Because of the difficulty encountered in finding authentic locations, the story's era was moved from the 17th to the 18th century in order to use Queen Anne buildings. The film's period adviser was Vyvyan Holland, son of Oscar Wilde, who performed a similar role for Tom Jones.

The production was filmed mainly in Kent at Chilham, as-well as Shepparton Studios. In September 1964, a fire erupted at Chilham Castle. Some of the other scenes were shot in Castle Lodge, a Tudor house in the centre of Ludlow, Shropshire.

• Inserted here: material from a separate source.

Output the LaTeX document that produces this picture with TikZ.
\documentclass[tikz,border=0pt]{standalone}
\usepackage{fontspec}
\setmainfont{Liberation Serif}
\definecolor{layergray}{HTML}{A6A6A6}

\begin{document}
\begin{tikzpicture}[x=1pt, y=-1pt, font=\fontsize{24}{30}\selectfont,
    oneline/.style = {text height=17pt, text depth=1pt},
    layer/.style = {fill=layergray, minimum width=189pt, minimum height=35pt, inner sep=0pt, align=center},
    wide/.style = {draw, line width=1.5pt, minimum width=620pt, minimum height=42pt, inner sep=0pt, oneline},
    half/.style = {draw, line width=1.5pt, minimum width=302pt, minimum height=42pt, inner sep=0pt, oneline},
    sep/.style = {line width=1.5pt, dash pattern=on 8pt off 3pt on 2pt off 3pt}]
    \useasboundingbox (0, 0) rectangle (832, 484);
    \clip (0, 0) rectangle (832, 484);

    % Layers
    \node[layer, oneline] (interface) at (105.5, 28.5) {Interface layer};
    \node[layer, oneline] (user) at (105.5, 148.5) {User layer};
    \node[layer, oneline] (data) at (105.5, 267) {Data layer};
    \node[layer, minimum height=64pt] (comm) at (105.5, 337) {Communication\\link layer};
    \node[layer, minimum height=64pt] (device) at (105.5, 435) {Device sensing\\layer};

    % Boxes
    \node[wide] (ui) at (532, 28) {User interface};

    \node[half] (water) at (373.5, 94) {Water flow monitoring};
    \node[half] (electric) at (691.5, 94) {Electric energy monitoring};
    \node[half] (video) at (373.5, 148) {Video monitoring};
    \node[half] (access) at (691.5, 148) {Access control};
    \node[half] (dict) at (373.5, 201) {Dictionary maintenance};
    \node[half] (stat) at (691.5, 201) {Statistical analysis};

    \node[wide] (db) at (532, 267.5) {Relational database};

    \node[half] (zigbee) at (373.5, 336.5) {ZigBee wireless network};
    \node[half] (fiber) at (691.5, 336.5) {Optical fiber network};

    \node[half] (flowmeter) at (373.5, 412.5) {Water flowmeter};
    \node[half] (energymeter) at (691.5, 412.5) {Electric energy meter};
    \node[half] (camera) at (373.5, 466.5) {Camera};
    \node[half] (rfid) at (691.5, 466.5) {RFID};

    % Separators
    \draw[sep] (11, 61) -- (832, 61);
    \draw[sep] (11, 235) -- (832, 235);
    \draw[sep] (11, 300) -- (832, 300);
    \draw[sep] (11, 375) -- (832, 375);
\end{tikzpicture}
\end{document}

Moll has far fewer lovers in the film adaptation than in the novel by Daniel Defoe. In the film, Moll has no children, but in the book, she has many children with her husbands and lovers. The film also lacks Moll's adventures to America before her escape from jail that are included in the novel. This includes an important subplot in the book in which Moll marries a man whom she fails to realize is her half-brother in Virginia, and she discovers her mother there living with him. After she learns of her incestuous relationship with her husband, she becomes severely ill and returns to England.

==Reception==
===Critical===
In a contemporary review for The New York Times, critic Howard Thompson wrote: "'The Amorous Adventures of Moll Flanders' has three attributes: a fast, funny and fine opening half-hour or so, a rich, flavorsome production and the brief, rakish presence of Lilli Palmer. Unfortunately, Paramount's English-made showcase for Daniel Defoe's steamy lady of Old London, personified by Kim Novak, runs for two hours. What begins as a briskly bawdy and amusing odyssey of a buffeted, grasping charmer eventually dissolves into pretentious and tedious burlesque. ... Miss Novak's amorous Moll is far from memorable. But for two long hours she's certainly ready and willing.

Terence Young said: "I think it's a damn good film despite the critics." He added that there were "fifty-nine cuts" made for the American release "which I suppose were made in the interests of American morality."

===Box office===
The Amorous Adventures of Moll Flanders ranked among the 13 most popular films in the UK in 1965.